Manca una guida strategica di questo settore da parte delle autorità regionali.
Avvenire
24 marzo 2020
Marco Trabucchi
presidente dell’Associazione italiana di Psicogeriatria
Tra i mille eventi drammatici che viviamo in questi giorni vorrei portare l’attenzione sugli anziani che vivono nelle case di riposo. “Avvenire” sta seguendo, con generosità e intelligenza, questo angolo meno visibile della nostra tragedia (100.000 solo in Lombardia e Veneto, e altrettanti operatori).
Sono spesso chiamate – senza pietà – lazzaretti, forse perché in queste settimane sono state tenute fuori dagli interventi, dimenticando i loro gravissimi problemi. Ma dobbiamo opporci a questa situazione di fatto; abbiamo criticato scelte di alcune società scientifiche perché rischiavano di escludere dalle cure i molto vecchi; non possiamo però permettere che si arrivi allo stesso risultato solo per la scarsa attenzione verso un importante settore delle nostre comunità.
Riassumo quello che osservo dal contatto con operatori di ogni livello:
1. Quasi totale mancanza di strumenti di protezione per gli operatori (spesso madri di famiglia, angosciate per i pericoli cui si sottopongono). Come è possibile che a distanza di tante settimane dall’inizio della tragedia non sia stato possibile distribuire strumenti di difesa alle case di riposo? Capisco le difficoltà organizzative, e non è il momento per recriminazioni, ma esigiamo che nella distribuzione di ciò che è fornito dai produttori non si dimentichino gli anziani che vivono nelle residenze.

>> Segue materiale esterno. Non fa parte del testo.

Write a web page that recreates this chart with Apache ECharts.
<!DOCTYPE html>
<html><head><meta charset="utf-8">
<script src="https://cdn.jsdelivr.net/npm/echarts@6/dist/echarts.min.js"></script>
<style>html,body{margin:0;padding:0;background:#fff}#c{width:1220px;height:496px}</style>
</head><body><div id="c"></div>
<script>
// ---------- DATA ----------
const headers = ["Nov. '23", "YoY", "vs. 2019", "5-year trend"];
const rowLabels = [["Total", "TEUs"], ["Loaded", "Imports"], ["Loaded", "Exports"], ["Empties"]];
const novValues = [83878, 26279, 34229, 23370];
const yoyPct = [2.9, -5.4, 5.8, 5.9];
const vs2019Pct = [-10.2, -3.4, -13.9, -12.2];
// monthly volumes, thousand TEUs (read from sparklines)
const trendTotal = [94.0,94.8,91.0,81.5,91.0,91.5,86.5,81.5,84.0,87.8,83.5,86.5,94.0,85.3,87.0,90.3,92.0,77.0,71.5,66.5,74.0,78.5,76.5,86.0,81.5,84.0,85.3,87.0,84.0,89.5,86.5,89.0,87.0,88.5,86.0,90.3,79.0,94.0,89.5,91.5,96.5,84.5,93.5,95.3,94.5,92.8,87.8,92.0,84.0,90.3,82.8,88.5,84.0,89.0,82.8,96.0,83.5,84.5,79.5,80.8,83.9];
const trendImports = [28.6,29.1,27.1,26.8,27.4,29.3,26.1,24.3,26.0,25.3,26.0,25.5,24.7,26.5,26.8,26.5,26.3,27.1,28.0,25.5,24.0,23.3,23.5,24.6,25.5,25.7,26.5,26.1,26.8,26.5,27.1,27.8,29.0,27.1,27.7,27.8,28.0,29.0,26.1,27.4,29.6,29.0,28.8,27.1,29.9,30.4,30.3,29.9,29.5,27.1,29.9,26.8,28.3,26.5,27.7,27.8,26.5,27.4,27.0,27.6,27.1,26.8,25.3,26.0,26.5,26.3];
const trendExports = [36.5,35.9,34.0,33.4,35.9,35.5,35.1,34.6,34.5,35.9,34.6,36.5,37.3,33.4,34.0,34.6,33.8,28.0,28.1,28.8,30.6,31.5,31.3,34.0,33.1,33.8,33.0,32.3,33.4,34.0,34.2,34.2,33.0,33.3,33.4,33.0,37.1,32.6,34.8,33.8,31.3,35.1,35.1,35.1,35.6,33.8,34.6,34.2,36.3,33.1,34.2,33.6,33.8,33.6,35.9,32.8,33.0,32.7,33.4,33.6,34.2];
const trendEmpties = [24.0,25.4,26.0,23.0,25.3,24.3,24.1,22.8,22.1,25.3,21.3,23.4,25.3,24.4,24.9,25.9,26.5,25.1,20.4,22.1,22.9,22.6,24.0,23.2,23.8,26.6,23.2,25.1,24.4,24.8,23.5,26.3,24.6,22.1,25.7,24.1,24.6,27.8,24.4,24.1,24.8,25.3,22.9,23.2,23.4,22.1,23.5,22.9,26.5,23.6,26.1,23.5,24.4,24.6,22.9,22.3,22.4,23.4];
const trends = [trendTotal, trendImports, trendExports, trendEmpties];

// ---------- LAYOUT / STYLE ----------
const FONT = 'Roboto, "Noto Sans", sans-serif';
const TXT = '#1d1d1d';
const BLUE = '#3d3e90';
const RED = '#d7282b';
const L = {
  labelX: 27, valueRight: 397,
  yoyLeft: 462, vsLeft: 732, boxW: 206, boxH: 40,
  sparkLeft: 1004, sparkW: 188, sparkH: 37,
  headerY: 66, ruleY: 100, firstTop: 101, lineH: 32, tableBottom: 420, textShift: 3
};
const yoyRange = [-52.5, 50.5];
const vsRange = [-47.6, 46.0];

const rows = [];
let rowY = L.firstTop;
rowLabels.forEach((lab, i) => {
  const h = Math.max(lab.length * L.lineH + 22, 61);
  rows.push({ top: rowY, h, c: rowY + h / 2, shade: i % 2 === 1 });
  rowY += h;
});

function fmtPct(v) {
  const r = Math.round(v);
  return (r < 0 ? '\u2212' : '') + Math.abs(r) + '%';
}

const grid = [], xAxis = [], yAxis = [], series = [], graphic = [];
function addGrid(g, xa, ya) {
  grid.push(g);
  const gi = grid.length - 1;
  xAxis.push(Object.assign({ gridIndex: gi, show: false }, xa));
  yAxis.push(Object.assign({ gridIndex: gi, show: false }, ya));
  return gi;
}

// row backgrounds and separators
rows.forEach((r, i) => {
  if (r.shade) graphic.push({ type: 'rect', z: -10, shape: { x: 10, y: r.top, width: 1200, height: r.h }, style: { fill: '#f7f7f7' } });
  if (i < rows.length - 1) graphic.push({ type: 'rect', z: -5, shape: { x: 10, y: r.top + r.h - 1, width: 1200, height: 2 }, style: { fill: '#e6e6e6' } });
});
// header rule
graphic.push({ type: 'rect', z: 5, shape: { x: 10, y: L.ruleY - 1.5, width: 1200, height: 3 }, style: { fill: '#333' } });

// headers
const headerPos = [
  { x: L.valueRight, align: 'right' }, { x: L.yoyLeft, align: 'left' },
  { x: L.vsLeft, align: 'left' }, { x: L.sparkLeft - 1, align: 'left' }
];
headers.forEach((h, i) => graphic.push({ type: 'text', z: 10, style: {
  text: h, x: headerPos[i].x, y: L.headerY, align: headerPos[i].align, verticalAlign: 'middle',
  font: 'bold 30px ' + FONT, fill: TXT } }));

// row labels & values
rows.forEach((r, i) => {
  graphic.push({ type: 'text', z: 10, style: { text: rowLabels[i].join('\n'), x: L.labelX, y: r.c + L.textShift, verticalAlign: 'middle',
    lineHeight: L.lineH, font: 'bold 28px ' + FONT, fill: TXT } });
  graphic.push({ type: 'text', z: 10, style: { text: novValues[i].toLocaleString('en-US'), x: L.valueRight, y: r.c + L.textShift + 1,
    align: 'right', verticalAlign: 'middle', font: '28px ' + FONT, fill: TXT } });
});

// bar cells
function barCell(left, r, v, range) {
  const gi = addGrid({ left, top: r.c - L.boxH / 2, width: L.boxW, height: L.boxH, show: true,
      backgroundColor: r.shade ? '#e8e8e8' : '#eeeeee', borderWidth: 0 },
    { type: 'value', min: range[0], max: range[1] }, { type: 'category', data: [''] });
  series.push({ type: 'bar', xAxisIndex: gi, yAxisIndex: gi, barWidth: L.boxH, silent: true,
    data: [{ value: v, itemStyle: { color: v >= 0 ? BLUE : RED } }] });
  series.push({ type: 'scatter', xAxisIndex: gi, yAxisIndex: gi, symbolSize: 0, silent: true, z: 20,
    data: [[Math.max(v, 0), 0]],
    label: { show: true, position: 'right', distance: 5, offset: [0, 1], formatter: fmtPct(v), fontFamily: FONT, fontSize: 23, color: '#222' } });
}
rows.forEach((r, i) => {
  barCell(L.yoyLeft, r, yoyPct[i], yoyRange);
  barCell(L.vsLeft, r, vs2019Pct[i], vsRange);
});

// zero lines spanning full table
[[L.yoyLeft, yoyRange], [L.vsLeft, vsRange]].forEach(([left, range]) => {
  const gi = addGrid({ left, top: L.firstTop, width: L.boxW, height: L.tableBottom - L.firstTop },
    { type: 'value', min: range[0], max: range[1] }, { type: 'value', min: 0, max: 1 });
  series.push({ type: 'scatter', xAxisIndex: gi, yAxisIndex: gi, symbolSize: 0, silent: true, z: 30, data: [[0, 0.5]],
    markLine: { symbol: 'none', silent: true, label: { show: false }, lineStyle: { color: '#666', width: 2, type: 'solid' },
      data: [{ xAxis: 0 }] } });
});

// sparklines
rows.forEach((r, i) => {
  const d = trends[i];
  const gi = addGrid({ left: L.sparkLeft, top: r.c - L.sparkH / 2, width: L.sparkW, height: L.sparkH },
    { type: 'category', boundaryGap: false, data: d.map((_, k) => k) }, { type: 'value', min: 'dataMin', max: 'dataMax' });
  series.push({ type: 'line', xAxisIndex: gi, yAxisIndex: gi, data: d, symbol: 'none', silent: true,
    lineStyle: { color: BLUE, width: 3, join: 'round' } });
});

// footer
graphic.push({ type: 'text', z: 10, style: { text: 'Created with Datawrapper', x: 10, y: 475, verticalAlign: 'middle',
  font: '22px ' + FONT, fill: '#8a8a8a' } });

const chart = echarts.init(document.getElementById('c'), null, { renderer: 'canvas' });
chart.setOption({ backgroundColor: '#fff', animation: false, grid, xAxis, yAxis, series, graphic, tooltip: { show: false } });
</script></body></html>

2. Desta grande preoccupazione la richiesta di utilizzare le residenze come luoghi per ospitare pazienti dimessi dagli ospedali, con la possibile conseguenza di un’incontrollata diffusione del virus. Un’amministratrice di Rsa mi ha scritto che non vogliono sottrarsi dal dovere di collaborare col grande impegno comune: “Partiamo per affrontare questa nuova sfida, per ora con l’intento di proteggere tutti gli altri residenti nei nostri centri e poi, se necessario, per accompagnare quelli che si ammaleranno “. Ma quanto pesa questa generosa disponibilità…
3. Preoccupante la richiesta di trasferire gli infermieri dalle strutture agli ospedali, dove sarebbero indispensabili. Non è accettabile una guerra tra poveri che potrebbe avere conseguenze gravissime per le residenze, dove vi è bisogno di competenze tecniche che non possono essere esplicate, ad esempio, dai volontari, che pure si stanno offrendo con grande generosità.

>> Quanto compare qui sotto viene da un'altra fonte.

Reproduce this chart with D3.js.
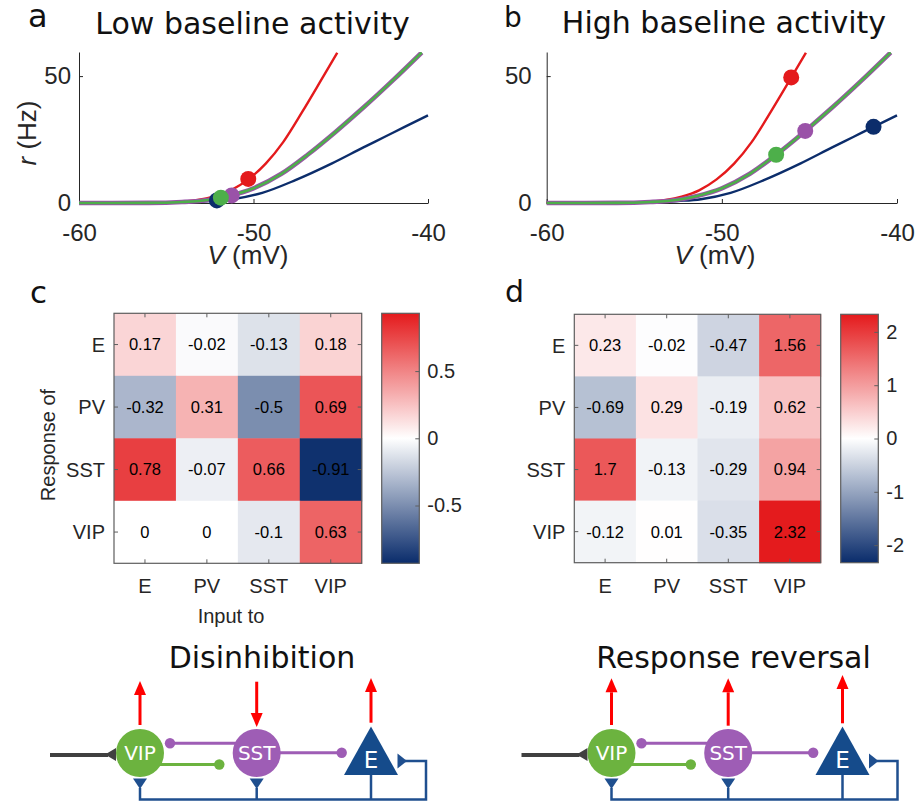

4. Troppo spesso manca una guida strategica di questo settore da parte delle autorità regionali; nelle crisi si manifesta in modo drammatico l’incapacità della burocrazia di rispondere ai veri bisogni. Chi guida un’azienda sanitaria non può dimenticarsi di chi ha meno capacità di protesta (vecchi, deboli, fragili).
5. Abbiamo visto una risposta magnifica per generosità, intelligenza e competenza da parte degli operatori. Mi hanno detto: “È faticosissimo, la malattia è feroce e gravissima…”. Molti hanno rinunciato a ferie e turni, nulla chiedono di fronte alla sofferenza di persone che hanno seguito per mesi e con le quali si sono spesso sviluppati rapporti di comprensione e di intensa vicinanza. Ma la gratitudine collettiva deve trasformarsi in impegno civile per il bene di chi soffre.